• REQUEST: All the data must come back unchanged, except that pictures are left out.

[MATERIAL start]

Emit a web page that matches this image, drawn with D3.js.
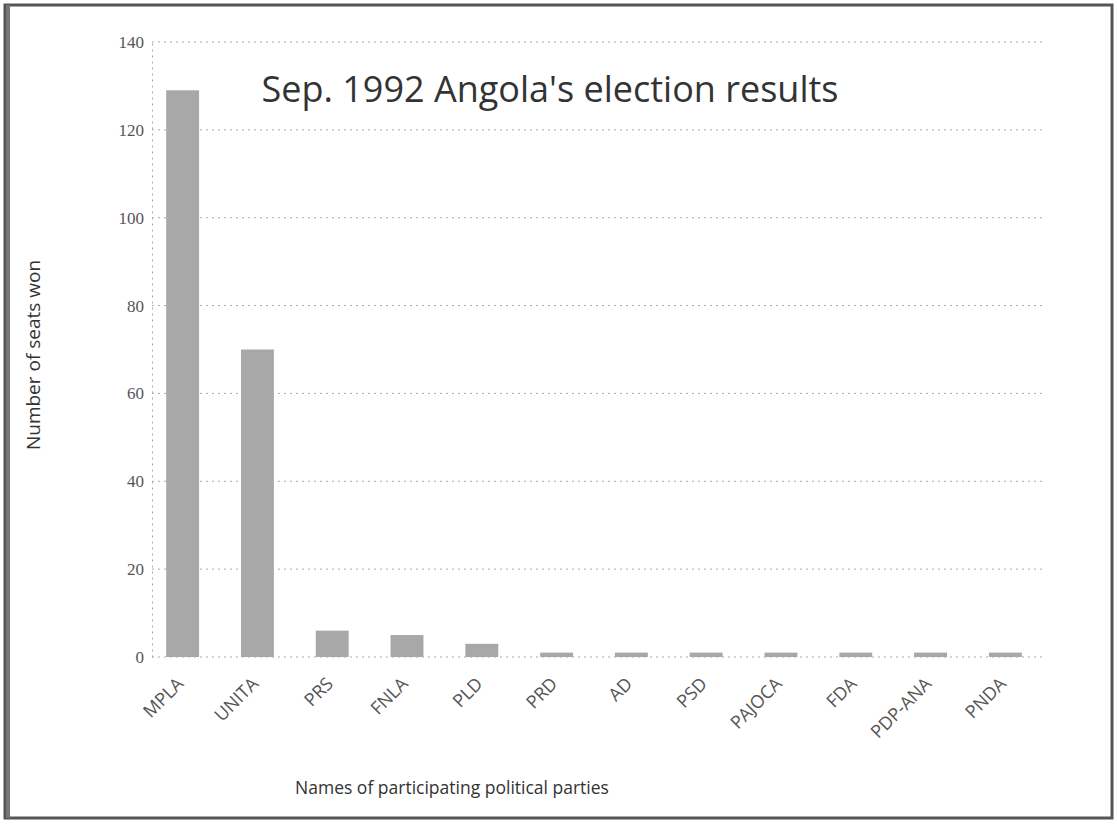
<!DOCTYPE html>
<html>
<head>
<meta charset="utf-8">
<script src="https://cdn.jsdelivr.net/npm/d3@7"></script>
<style>
  body { margin: 0; background: #fff; }
  svg { display: block; }
  .grid line { stroke: #aaa; stroke-dasharray: 2 4; }
  .tick text { fill: #555; }
</style>
</head>
<body>
<div id="chart"></div>
<script>
// Parties and seats won
const parties = ['MPLA', 'UNITA', 'PRS', 'FNLA', 'PLD', 'PRD', 'AD', 'PSD', 'PAJOCA', 'FDA', 'PDP-ANA', 'PNDA'];
const seats = [129, 70, 6, 5, 3, 1, 1, 1, 1, 1, 1, 1];
const yTicks = [0, 20, 40, 60, 80, 100, 120, 140];

const width = 1117, height = 825;
const margin = { top: 42, right: 72, bottom: 168, left: 152 };

const svg = d3.select('#chart')
    .append('svg')
    .attr('width', width)
    .attr('height', height);

// Scanned page frame
svg.append('rect')
    .attr('x', 5).attr('y', 5)
    .attr('width', width - 10).attr('height', height - 12)
    .attr('fill', 'none')
    .attr('stroke', '#555')
    .attr('stroke-width', 3);
svg.append('line')
    .attr('x1', 8).attr('x2', 8)
    .attr('y1', 5).attr('y2', height - 7)
    .attr('stroke', '#777')
    .attr('stroke-width', 4);

const x = d3.scaleBand()
    .domain(parties)
    .range([140, 1048])
    .paddingInner(0.56)
    .paddingOuter(0.35);

const y = d3.scaleLinear()
    .domain([0, 140])
    .range([height - margin.bottom, margin.top]);

// Gridlines
svg.append('g')
    .attr('class', 'grid')
    .selectAll('line')
    .data(yTicks)
    .enter()
    .append('line')
    .attr('x1', margin.left)
    .attr('x2', width - margin.right)
    .attr('y1', d => y(d))
    .attr('y2', d => y(d));

// Y axis
const yAxis = svg.append('g')
    .attr('transform', `translate(${margin.left},0)`)
    .call(d3.axisLeft(y).tickValues(yTicks).tickSize(0).tickPadding(8));
yAxis.select('.domain').attr('stroke', '#aaa').attr('stroke-dasharray', '2 4');
yAxis.selectAll('text')
    .attr('font-family', 'Liberation Serif, serif')
    .attr('font-size', 17);

// Bars
svg.selectAll('.bar')
    .data(parties)
    .enter()
    .append('rect')
    .attr('class', 'bar')
    .attr('x', d => x(d))
    .attr('width', x.bandwidth())
    .attr('y', (d, i) => y(seats[i]))
    .attr('height', (d, i) => y(0) - y(seats[i]))
    .attr('fill', '#a8a8a8');

// X axis, labels slanted at 45 degrees ending under each bar
const xAxis = svg.append('g')
    .attr('transform', `translate(0,${y(0)})`)
    .call(d3.axisBottom(x).tickSize(0));
xAxis.select('.domain').remove();
xAxis.selectAll('text')
    .attr('font-family', 'Open Sans, sans-serif')
    .attr('font-size', 18)
    .attr('fill', '#444')
    .attr('text-anchor', 'end')
    .attr('x', 0)
    .attr('y', 0)
    .attr('dy', 0)
    .attr('transform', 'translate(2,28) rotate(-45)');

// Title
svg.append('text')
    .attr('x', 550)
    .attr('y', 102)
    .attr('text-anchor', 'middle')
    .attr('font-family', 'Open Sans, sans-serif')
    .attr('font-size', 36)
    .attr('fill', '#333')
    .text("Sep. 1992 Angola's election results");

// Axis titles
svg.append('text')
    .attr('transform', 'translate(40,355) rotate(-90)')
    .attr('text-anchor', 'middle')
    .attr('font-family', 'Open Sans, sans-serif')
    .attr('font-size', 19)
    .attr('fill', '#333')
    .text('Number of seats won');

svg.append('text')
    .attr('x', 452)
    .attr('y', 794)
    .attr('text-anchor', 'middle')
    .attr('font-family', 'Open Sans, sans-serif')
    .attr('font-size', 17.5)
    .attr('fill', '#333')
    .text('Names of participating political parties');
</script>
</body>
</html>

[MATERIAL end]

• THE COMPLETED TASK:
Emit a web page that matches this image, drawn with D3.js.
<!DOCTYPE html>
<html>
<head>
<meta charset="utf-8">
<script src="https://cdn.jsdelivr.net/npm/d3@7"></script>
<style>
  body { margin: 0; background: #fff; }
  svg { display: block; }
  .grid line { stroke: #aaa; stroke-dasharray: 2 4; }
  .tick text { fill: #555; }
</style>
</head>
<body>
<div id="chart"></div>
<script>
// Parties and seats won
const parties = ['MPLA', 'UNITA', 'PRS', 'FNLA', 'PLD', 'PRD', 'AD', 'PSD', 'PAJOCA', 'FDA', 'PDP-ANA', 'PNDA'];
const seats = [129, 70, 6, 5, 3, 1, 1, 1, 1, 1, 1, 1];
const yTicks = [0, 20, 40, 60, 80, 100, 120, 140];

const width = 1117, height = 825;
const margin = { top: 42, right: 72, bottom: 168, left: 152 };

const svg = d3.select('#chart')
    .append('svg')
    .attr('width', width)
    .attr('height', height);

// Scanned page frame
svg.append('rect')
    .attr('x', 5).attr('y', 5)
    .attr('width', width - 10).attr('height', height - 12)
    .attr('fill', 'none')
    .attr('stroke', '#555')
    .attr('stroke-width', 3);
svg.append('line')
    .attr('x1', 8).attr('x2', 8)
    .attr('y1', 5).attr('y2', height - 7)
    .attr('stroke', '#777')
    .attr('stroke-width', 4);

const x = d3.scaleBand()
    .domain(parties)
    .range([140, 1048])
    .paddingInner(0.56)
    .paddingOuter(0.35);

const y = d3.scaleLinear()
    .domain([0, 140])
    .range([height - margin.bottom, margin.top]);

// Gridlines
svg.append('g')
    .attr('class', 'grid')
    .selectAll('line')
    .data(yTicks)
    .enter()
    .append('line')
    .attr('x1', margin.left)
    .attr('x2', width - margin.right)
    .attr('y1', d => y(d))
    .attr('y2', d => y(d));

// Y axis
const yAxis = svg.append('g')
    .attr('transform', `translate(${margin.left},0)`)
    .call(d3.axisLeft(y).tickValues(yTicks).tickSize(0).tickPadding(8));
yAxis.select('.domain').attr('stroke', '#aaa').attr('stroke-dasharray', '2 4');
yAxis.selectAll('text')
    .attr('font-family', 'Liberation Serif, serif')
    .attr('font-size', 17);

// Bars
svg.selectAll('.bar')
    .data(parties)
    .enter()
    .append('rect')
    .attr('class', 'bar')
    .attr('x', d => x(d))
    .attr('width', x.bandwidth())
    .attr('y', (d, i) => y(seats[i]))
    .attr('height', (d, i) => y(0) - y(seats[i]))
    .attr('fill', '#a8a8a8');

// X axis, labels slanted at 45 degrees ending under each bar
const xAxis = svg.append('g')
    .attr('transform', `translate(0,${y(0)})`)
    .call(d3.axisBottom(x).tickSize(0));
xAxis.select('.domain').remove();
xAxis.selectAll('text')
    .attr('font-family', 'Open Sans, sans-serif')
    .attr('font-size', 18)
    .attr('fill', '#444')
    .attr('text-anchor', 'end')
    .attr('x', 0)
    .attr('y', 0)
    .attr('dy', 0)
    .attr('transform', 'translate(2,28) rotate(-45)');

// Title
svg.append('text')
    .attr('x', 550)
    .attr('y', 102)
    .attr('text-anchor', 'middle')
    .attr('font-family', 'Open Sans, sans-serif')
    .attr('font-size', 36)
    .attr('fill', '#333')
    .text("Sep. 1992 Angola's election results");

// Axis titles
svg.append('text')
    .attr('transform', 'translate(40,355) rotate(-90)')
    .attr('text-anchor', 'middle')
    .attr('font-family', 'Open Sans, sans-serif')
    .attr('font-size', 19)
    .attr('fill', '#333')
    .text('Number of seats won');

svg.append('text')
    .attr('x', 452)
    .attr('y', 794)
    .attr('text-anchor', 'middle')
    .attr('font-family', 'Open Sans, sans-serif')
    .attr('font-size', 17.5)
    .attr('fill', '#333')
    .text('Names of participating political parties');
</script>
</body>
</html>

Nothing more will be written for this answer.